##### Dataset extract
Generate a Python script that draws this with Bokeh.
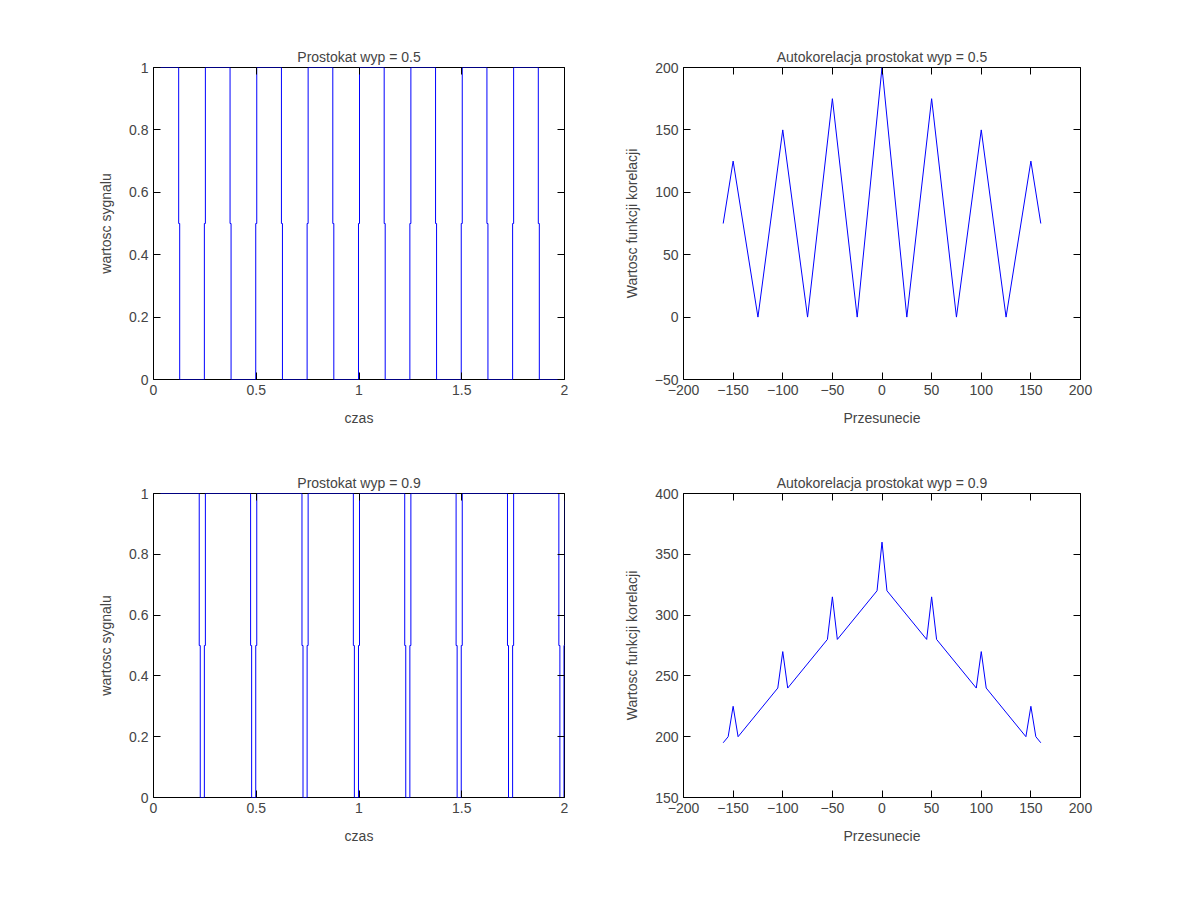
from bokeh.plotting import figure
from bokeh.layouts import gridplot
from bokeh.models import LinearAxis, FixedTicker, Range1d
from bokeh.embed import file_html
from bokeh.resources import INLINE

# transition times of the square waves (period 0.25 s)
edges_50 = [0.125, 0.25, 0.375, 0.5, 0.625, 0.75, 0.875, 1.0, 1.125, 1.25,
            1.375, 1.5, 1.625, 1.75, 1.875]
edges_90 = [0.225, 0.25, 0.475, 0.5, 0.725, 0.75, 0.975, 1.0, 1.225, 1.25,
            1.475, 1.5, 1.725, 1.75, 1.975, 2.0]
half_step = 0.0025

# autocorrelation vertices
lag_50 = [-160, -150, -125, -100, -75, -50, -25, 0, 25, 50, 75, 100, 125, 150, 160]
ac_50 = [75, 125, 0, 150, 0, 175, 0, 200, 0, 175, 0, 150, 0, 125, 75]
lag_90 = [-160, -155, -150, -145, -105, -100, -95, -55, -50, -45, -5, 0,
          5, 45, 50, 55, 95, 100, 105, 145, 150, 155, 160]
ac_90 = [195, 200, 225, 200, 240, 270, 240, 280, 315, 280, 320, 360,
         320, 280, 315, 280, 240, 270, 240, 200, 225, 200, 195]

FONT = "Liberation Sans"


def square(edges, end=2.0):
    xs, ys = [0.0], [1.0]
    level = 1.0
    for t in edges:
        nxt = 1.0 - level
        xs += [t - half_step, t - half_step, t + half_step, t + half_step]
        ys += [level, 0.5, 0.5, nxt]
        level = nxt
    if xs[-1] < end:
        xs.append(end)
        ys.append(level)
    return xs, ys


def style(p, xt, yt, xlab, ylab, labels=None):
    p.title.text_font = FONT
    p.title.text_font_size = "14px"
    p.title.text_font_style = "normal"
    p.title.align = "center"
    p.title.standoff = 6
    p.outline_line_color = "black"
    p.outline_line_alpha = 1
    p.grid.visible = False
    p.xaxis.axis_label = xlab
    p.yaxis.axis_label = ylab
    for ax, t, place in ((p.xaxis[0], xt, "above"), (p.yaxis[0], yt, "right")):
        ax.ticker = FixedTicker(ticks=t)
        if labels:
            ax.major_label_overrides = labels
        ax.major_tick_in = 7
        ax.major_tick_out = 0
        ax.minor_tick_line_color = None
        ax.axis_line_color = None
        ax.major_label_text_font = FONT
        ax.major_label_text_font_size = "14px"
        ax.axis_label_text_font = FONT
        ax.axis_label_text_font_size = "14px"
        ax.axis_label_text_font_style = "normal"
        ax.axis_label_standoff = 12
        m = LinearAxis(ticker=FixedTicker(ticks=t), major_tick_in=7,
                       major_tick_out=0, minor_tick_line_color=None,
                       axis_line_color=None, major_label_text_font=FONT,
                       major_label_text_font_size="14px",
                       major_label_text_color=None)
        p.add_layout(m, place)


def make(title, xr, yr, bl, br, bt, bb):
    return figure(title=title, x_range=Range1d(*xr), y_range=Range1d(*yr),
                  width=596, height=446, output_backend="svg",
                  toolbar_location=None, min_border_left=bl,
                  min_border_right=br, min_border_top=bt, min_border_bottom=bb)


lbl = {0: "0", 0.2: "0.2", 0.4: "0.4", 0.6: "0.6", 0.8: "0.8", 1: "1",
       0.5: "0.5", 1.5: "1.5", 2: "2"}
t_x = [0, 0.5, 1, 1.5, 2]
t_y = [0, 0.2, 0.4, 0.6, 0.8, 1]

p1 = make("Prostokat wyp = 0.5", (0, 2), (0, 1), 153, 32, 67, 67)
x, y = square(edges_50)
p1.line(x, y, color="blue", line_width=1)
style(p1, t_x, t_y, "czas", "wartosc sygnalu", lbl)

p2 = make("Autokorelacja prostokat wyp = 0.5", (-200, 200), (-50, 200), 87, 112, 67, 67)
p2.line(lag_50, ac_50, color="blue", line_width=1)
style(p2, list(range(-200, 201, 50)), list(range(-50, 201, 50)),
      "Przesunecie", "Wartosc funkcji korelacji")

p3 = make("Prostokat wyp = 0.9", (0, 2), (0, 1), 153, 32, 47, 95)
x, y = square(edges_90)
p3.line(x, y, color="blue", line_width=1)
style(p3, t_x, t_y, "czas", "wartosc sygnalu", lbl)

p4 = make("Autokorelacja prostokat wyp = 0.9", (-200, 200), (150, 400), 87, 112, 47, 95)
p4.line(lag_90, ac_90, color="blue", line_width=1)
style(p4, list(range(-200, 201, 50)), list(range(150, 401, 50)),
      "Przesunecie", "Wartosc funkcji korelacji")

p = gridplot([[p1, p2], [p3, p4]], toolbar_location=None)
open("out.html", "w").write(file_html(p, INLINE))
##########
What needs to be done: Repeat all of the data above word for word, minus the pictures.

Solution:
Generate a Python script that draws this with Bokeh.
from bokeh.plotting import figure
from bokeh.layouts import gridplot
from bokeh.models import LinearAxis, FixedTicker, Range1d
from bokeh.embed import file_html
from bokeh.resources import INLINE

# transition times of the square waves (period 0.25 s)
edges_50 = [0.125, 0.25, 0.375, 0.5, 0.625, 0.75, 0.875, 1.0, 1.125, 1.25,
            1.375, 1.5, 1.625, 1.75, 1.875]
edges_90 = [0.225, 0.25, 0.475, 0.5, 0.725, 0.75, 0.975, 1.0, 1.225, 1.25,
            1.475, 1.5, 1.725, 1.75, 1.975, 2.0]
half_step = 0.0025

# autocorrelation vertices
lag_50 = [-160, -150, -125, -100, -75, -50, -25, 0, 25, 50, 75, 100, 125, 150, 160]
ac_50 = [75, 125, 0, 150, 0, 175, 0, 200, 0, 175, 0, 150, 0, 125, 75]
lag_90 = [-160, -155, -150, -145, -105, -100, -95, -55, -50, -45, -5, 0,
          5, 45, 50, 55, 95, 100, 105, 145, 150, 155, 160]
ac_90 = [195, 200, 225, 200, 240, 270, 240, 280, 315, 280, 320, 360,
         320, 280, 315, 280, 240, 270, 240, 200, 225, 200, 195]

FONT = "Liberation Sans"


def square(edges, end=2.0):
    xs, ys = [0.0], [1.0]
    level = 1.0
    for t in edges:
        nxt = 1.0 - level
        xs += [t - half_step, t - half_step, t + half_step, t + half_step]
        ys += [level, 0.5, 0.5, nxt]
        level = nxt
    if xs[-1] < end:
        xs.append(end)
        ys.append(level)
    return xs, ys


def style(p, xt, yt, xlab, ylab, labels=None):
    p.title.text_font = FONT
    p.title.text_font_size = "14px"
    p.title.text_font_style = "normal"
    p.title.align = "center"
    p.title.standoff = 6
    p.outline_line_color = "black"
    p.outline_line_alpha = 1
    p.grid.visible = False
    p.xaxis.axis_label = xlab
    p.yaxis.axis_label = ylab
    for ax, t, place in ((p.xaxis[0], xt, "above"), (p.yaxis[0], yt, "right")):
        ax.ticker = FixedTicker(ticks=t)
        if labels:
            ax.major_label_overrides = labels
        ax.major_tick_in = 7
        ax.major_tick_out = 0
        ax.minor_tick_line_color = None
        ax.axis_line_color = None
        ax.major_label_text_font = FONT
        ax.major_label_text_font_size = "14px"
        ax.axis_label_text_font = FONT
        ax.axis_label_text_font_size = "14px"
        ax.axis_label_text_font_style = "normal"
        ax.axis_label_standoff = 12
        m = LinearAxis(ticker=FixedTicker(ticks=t), major_tick_in=7,
                       major_tick_out=0, minor_tick_line_color=None,
                       axis_line_color=None, major_label_text_font=FONT,
                       major_label_text_font_size="14px",
                       major_label_text_color=None)
        p.add_layout(m, place)


def make(title, xr, yr, bl, br, bt, bb):
    return figure(title=title, x_range=Range1d(*xr), y_range=Range1d(*yr),
                  width=596, height=446, output_backend="svg",
                  toolbar_location=None, min_border_left=bl,
                  min_border_right=br, min_border_top=bt, min_border_bottom=bb)


lbl = {0: "0", 0.2: "0.2", 0.4: "0.4", 0.6: "0.6", 0.8: "0.8", 1: "1",
       0.5: "0.5", 1.5: "1.5", 2: "2"}
t_x = [0, 0.5, 1, 1.5, 2]
t_y = [0, 0.2, 0.4, 0.6, 0.8, 1]

p1 = make("Prostokat wyp = 0.5", (0, 2), (0, 1), 153, 32, 67, 67)
x, y = square(edges_50)
p1.line(x, y, color="blue", line_width=1)
style(p1, t_x, t_y, "czas", "wartosc sygnalu", lbl)

p2 = make("Autokorelacja prostokat wyp = 0.5", (-200, 200), (-50, 200), 87, 112, 67, 67)
p2.line(lag_50, ac_50, color="blue", line_width=1)
style(p2, list(range(-200, 201, 50)), list(range(-50, 201, 50)),
      "Przesunecie", "Wartosc funkcji korelacji")

p3 = make("Prostokat wyp = 0.9", (0, 2), (0, 1), 153, 32, 47, 95)
x, y = square(edges_90)
p3.line(x, y, color="blue", line_width=1)
style(p3, t_x, t_y, "czas", "wartosc sygnalu", lbl)

p4 = make("Autokorelacja prostokat wyp = 0.9", (-200, 200), (150, 400), 87, 112, 47, 95)
p4.line(lag_90, ac_90, color="blue", line_width=1)
style(p4, list(range(-200, 201, 50)), list(range(150, 401, 50)),
      "Przesunecie", "Wartosc funkcji korelacji")

p = gridplot([[p1, p2], [p3, p4]], toolbar_location=None)
open("out.html", "w").write(file_html(p, INLINE))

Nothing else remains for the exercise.